Because the 4th row is incomplete, we return 3.

题目大意

给了n个硬币,要求第k层有k个硬币,问能摆出多少层,如果最后一层不满足的话,是不算的。

解题方法

模拟计算

如果模拟这个安排硬币的过程的话,可以这么做:

class Solution(object):
    def arrangeCoins(self, n):
        """
        :type n: int
        :rtype: int
        """
        level = 0
        count = 0
        while count + level + 1 <= n:
            level += 1
            count += level
        return level

二分查找

上面做法的效率不高。因为前k层的硬币个数可以直接通过(k + 1) * k / 2求出来,所以很直接的想法就可以使用二分查找。

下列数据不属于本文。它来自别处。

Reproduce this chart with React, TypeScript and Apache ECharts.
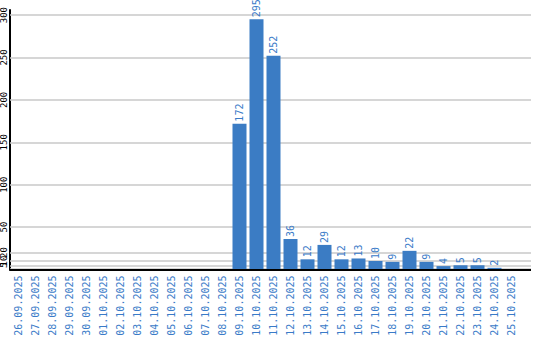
import React, { useEffect, useRef } from "react";
import * as echarts from "echarts";

const categories = [
  "26.09.2025", "27.09.2025", "28.09.2025", "29.09.2025", "30.09.2025",
  "01.10.2025", "02.10.2025", "03.10.2025", "04.10.2025", "05.10.2025",
  "06.10.2025", "07.10.2025", "08.10.2025", "09.10.2025", "10.10.2025",
  "11.10.2025", "12.10.2025", "13.10.2025", "14.10.2025", "15.10.2025",
  "16.10.2025", "17.10.2025", "18.10.2025", "19.10.2025", "20.10.2025",
  "21.10.2025", "22.10.2025", "23.10.2025", "24.10.2025", "25.10.2025",
];

const values = [
  0, 0, 0, 0, 0,
  0, 0, 0, 0, 0,
  0, 0, 0, 172, 295,
  252, 36, 12, 29, 12,
  13, 10, 9, 22, 9,
  4, 5, 5, 2, 0,
];

const yTicks = [1, 5, 10, 20, 50, 100, 150, 200, 250, 300];

const BLUE = "#3b7cc4";
const LABEL_BLUE = "#3a7bc8";
const MONO = "'DejaVu Sans Mono', 'Liberation Mono', monospace";

export default function App() {
  const ref = useRef<HTMLDivElement>(null);

  useEffect(() => {
    if (!ref.current) return;
    const chart = echarts.init(ref.current, undefined, { renderer: "svg" });
    const option: any = {
      animation: false,
      grid: {
        left: 10,
        top: 10,
        width: 510,
        bottom: 70.5,
        containLabel: false,
        outerBoundsMode: "none",
      },
      xAxis: {
        type: "category",
        data: categories,
        axisLine: { show: true, lineStyle: { color: "#000", width: 2 } },
        axisTick: { show: false },
        splitLine: { show: false },
        axisLabel: {
          interval: 0,
          rotate: 90,
          margin: 6,
          fontFamily: MONO,
          fontSize: 10,
          color: LABEL_BLUE,
        },
      },
      yAxis: {
        type: "value",
        min: 0,
        max: 306,
        axisLine: { show: true, lineStyle: { color: "#000", width: 2 } },
        axisTick: { show: false },
        splitLine: { show: false },
        axisLabel: {
          customValues: yTicks,
          rotate: 90,
          margin: 2,
          fontFamily: MONO,
          fontSize: 9,
          color: "#000",
          hideOverlap: false,
        },
      },
      series: [
        {
          type: "line",
          data: [],
          z: 1,
          silent: true,
          markLine: {
            z: 1,
            silent: true,
            symbol: ["none", "none"],
            label: { show: false },
            lineStyle: { color: "#c8c8c8", width: 1.5, type: "solid" },
            data: yTicks.map((v) => [
              { x: 10, yAxis: v },
              { x: 531, yAxis: v },
            ]),
          },
        },
        {
          type: "bar",
          data: values,
          barWidth: 14,
          z: 3,
          itemStyle: { color: BLUE },
          label: {
            show: true,
            position: "top",
            rotate: 90,
            align: "left",
            verticalAlign: "middle",
            distance: 2,
            fontFamily: MONO,
            fontSize: 10,
            color: LABEL_BLUE,
            formatter: (p: any) => (p.value ? String(p.value) : ""),
          },
        },
        {
          type: "line",
          data: [],
          z: 6,
          silent: true,
          markLine: {
            z: 6,
            silent: true,
            symbol: ["none", "none"],
            label: { show: false },
            lineStyle: { color: "#000", width: 2, type: "solid" },
            data: [[{ x: 10, yAxis: 0 }, { x: 531, yAxis: 0 }]],
          },
        },
      ],
    };
    chart.setOption(option);
    return () => chart.dispose();
  }, []);

  return (
    <div
      ref={ref}
      style={{ position: "fixed", left: 0, top: 0, width: 540, height: 340, background: "#fff" }}
    />
  );
}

即目的是找到(k + 1) * k / 2<=sum的最大数字,套用二分查找的模板,很容易写出来。

class Solution(object):
    def arrangeCoins(self, n):
        """
        :type n: int
        :rtype: int
        """
        left, right = 0, n + 1 #[left, right)
        while left < right:
            mid = left + (right - left) / 2
            if mid * (mid + 1) / 2 <= n:
                left = mid + 1
            else:
                right = mid
        return left - 1

数学公式

刷题的时候第一次遇到纯数学的问题,其实就是求解sum = (x + 1) * x / 2这个方程,很简单的就能得到x = (-1 + sqrt(8 * n + 1)) / 2,向下取整就能得到结果了。

下面的代码的括号也要重视一下。

public class Solution {
    public int arrangeCoins(int n) {
        return (int)((-1 + Math.sqrt(1 + 8 * (long) n)) / 2);
    }
}

日期

2017 年 5 月 6 日 2018 年 11 月 24 日 —— 周六快乐